What fascinates me is the cultural function: 'li'l brother' gives authors permission to slow down action-heavy plots and explore everyday caregiving in worlds where that rarely happens. It also opens up tension — who gets to parent, what sacrifices are made, and how does the presence of a dependent shift alliances? If you want a prompt: write a scene where the sibling teaches the grumpy protagonist a childish game and, through that, reveals a trauma the adult refuses to name. It’s a small detail that changes everything.
Xanthe
Xanthe
2025-09-04 23:06:42
I still get nostalgic thinking about the early days of fandom where 'li'l brother' first popped up as an unofficial canon fix. People wanted softer corners in brutal universes like 'Supernatural' or 'Game of Thrones', so they invented a kid to anchor the characters emotionally. In my experience, it was less about literal blood relations and more about creating responsibility: a brash hero who never had to care suddenly has to pack lunches and patch knees, and that changes everything.

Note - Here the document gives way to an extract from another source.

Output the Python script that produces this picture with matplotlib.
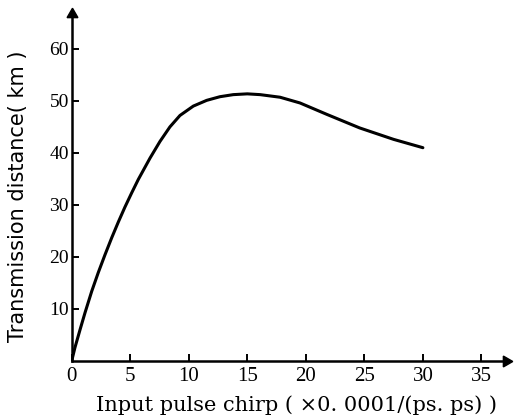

Writers lean on familiar beats — mysterious origin, hurt/comfort, protective jealousy, and eventual revealed lineage or noble sacrifice. But the smart fics twist those beats: the kid isn't a plot token but an agent with wants and faults. I've seen fics where 'li'l brother' flips the script by teaching the older character resilience, or where the sibling's backstory exposes systemic issues in the canon world. If you're writing one, try giving the kid agency and a few scenes where they aren’t just rescued; let them be a catalyst, not a prop.